Coming together virtually to overcome fear

In these dark times, with the fallen market and anxious employees teleworking if they are lucky, or receiving unemployment if they are not, we look out at empty streets and face more weeks of loneliness and isolation.

We have not experienced in most of our lifetimes the sort of conditions that we face now, domestic refugees from our own neighborhoods, stores and offices. These new realities are changing irrevocably how we live and how we get along.

Communication is what binds us and both causes and quells anxiety. We have been living in an anxious world for some time. Shortly after WWII, W.H. Auden won the Pulitzer Prize for his poem “The Age of Anxiety.”

We were just getting started. The Cold War revved it up, 9/11 put it on steroids, and when Pete Townsend, songwriter for the Who, reused the title for his first novel last year, “My Generation” had become all of us. But nothing compares to the present moment.

The late Steve Jobs liked to say that his business model was the Beatles, whom he termed “four guys that kept each others’ negative tendencies in check.”

Now, with the negativity of a fearsome virus afoot in the land, it is more important than ever to think about how we speak and connect to one another. We lack for human touch, a known stress-reducer, when we most need it. We are a communal society. Even in WWII, we flocked to movies, dances, taverns, offices and factories. We were not alone.

A friend of mine who once worked the evening shift with me in a used bookstore, was a daytime caretaker for the chimps at the NIH in the days when testing on them before human trials was more common. He carried his sadness with him: what tore him apart was the scientific protocol of physically separating them. It took a terrible toll on them psychologically. Chimps are more like us than any other species: they are social creatures who crave physical touch and interaction. Separate cages were torture.

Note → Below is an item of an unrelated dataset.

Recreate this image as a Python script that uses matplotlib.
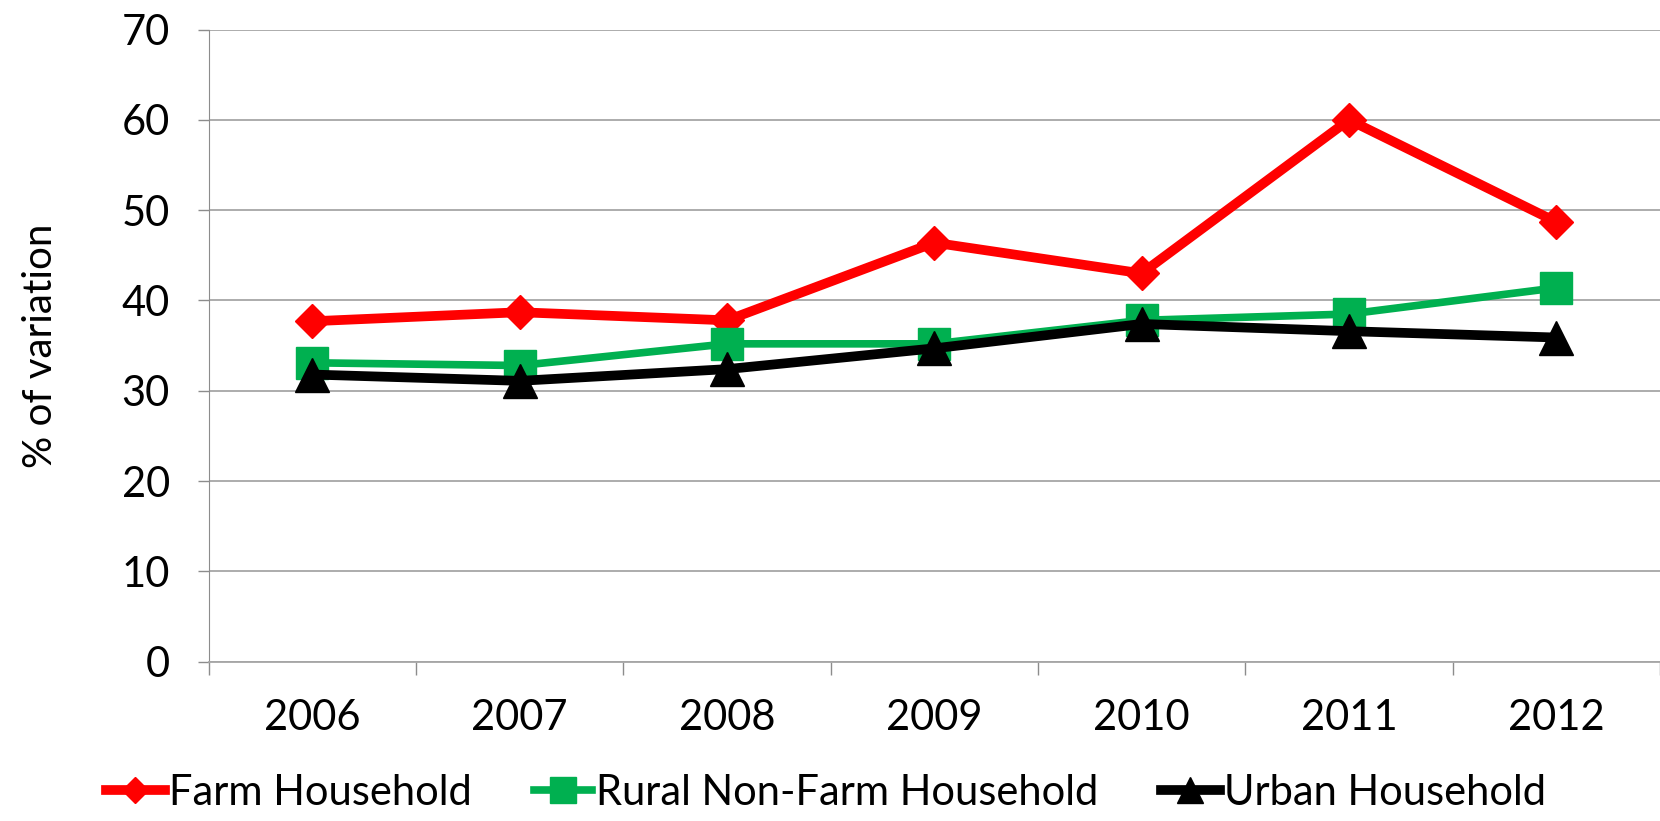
import matplotlib
matplotlib.use('Agg')
import matplotlib.pyplot as plt
import numpy as np

plt.rcParams['font.family'] = ['Lato', 'DejaVu Sans']

# Years on the category axis
years = ['2006', '2007', '2008', '2009', '2010', '2011', '2012']

# % of variation per household type
farm = [37.7, 38.7, 37.8, 46.4, 43.0, 60.0, 48.7]
rural_nonfarm = [33.1, 32.8, 35.2, 35.2, 37.8, 38.5, 41.4]
urban = [31.8, 31.1, 32.4, 34.7, 37.4, 36.6, 35.9]

y_ticks = [0, 10, 20, 30, 40, 50, 60, 70]

fig = plt.figure(figsize=(16.6, 8.21), dpi=100)
ax = fig.add_axes([0.1257, 0.194, 0.8743, 0.770])

x = np.arange(len(years))
ax.plot(x, farm, color='#FF0000', lw=7, marker='D', ms=17, label='Farm Household')
ax.plot(x, rural_nonfarm, color='#00B050', lw=5.5, marker='s', ms=23, label='Rural Non-Farm Household')
ax.plot(x, urban, color='#000000', lw=7, marker='^', ms=24, label='Urban Household')

ax.set_xlim(-0.5, len(years) - 0.5)
ax.set_ylim(0, 70)
ax.set_yticks(y_ticks)
ax.set_xticks(x)
ax.set_xticklabels(years)
# tick marks sit between the categories
ax.set_xticks(np.arange(len(years) + 1) - 0.5, minor=True)
ax.tick_params(axis='x', which='major', length=0, pad=27, labelsize=30)
ax.tick_params(axis='x', which='minor', length=9, width=1, color='#8C8C8C')
ax.tick_params(axis='y', length=8, width=1, color='#8C8C8C', pad=20, labelsize=30)

ax.grid(axis='y', color='#A6A6A6', lw=1.3)
ax.set_axisbelow(True)
for side in ['top', 'right']:
    ax.spines[side].set_visible(False)
ax.spines['left'].set_color('#8C8C8C')
ax.spines['bottom'].set_color('#A6A6A6')
ax.spines['bottom'].set_linewidth(1.3)

ax.set_ylabel('% of variation', fontsize=29, labelpad=20)
ax.yaxis.set_label_coords(-0.103, 0.5)

fig.legend(loc='center left', bbox_to_anchor=(0.064, 1 - 793 / 821), ncol=3,
           frameon=False, fontsize=30, handlelength=1.4, handletextpad=0.1,
           columnspacing=1.5, markerscale=0.8, borderaxespad=0, borderpad=0)

fig.savefig('out.png', dpi=100)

We are now engaged in a torturous social experiment. But unlike the great influenza of 1918, we have tools to address a part of the hurt from social distancing. Communications channels such as Google Hangout, Slack, Zoom and other software applications, some as simple as FaceTime — for whose ease of use and efficacy alone Steve Jobs should be a fifth Beatle — enable not just businesses to maintain workflow, but far-flung families and friends to sit together at a virtual table.

These tools have demonstrated their productivity. I was struck by a message from our son Jesse, as he suffered through pneumonia in Seattle, who noted that working from home “means we all spend more hours in the day working.” A great antidote for those who question telework. When we come out of this, many will adjust where and how we work.

Turning back the clock to a bleak March day in 1933, in the depths of the Great Depression, a man with the disability of polio was helped to the podium surreptitiously so as to reveal no sign of weakness to a nation in dire need of emotional support. When he addressed tens of millions of Americans via the several radio networks whose ubiquity would usher in an era of reassuring “fireside chats,” FDR’s first inaugural address said it all: “We have nothing to fear but fear itself.”

For many American workers, we know that these times will be especially hard, and telework may not be applicable. Families will remain apart. Yet people can create online hangouts, and while that is no substitute for work or togetherness, it may be a lifeline for connection.

Had the global pandemic appeared even a few short years ago, we would not have had the tools to see each other face to face across the miles. Lonely as we feel now, we would have been lonelier still. The screen is a pale solace, but better than nothing. What one picture is worth.

FDR had it right. Fear is the enemy.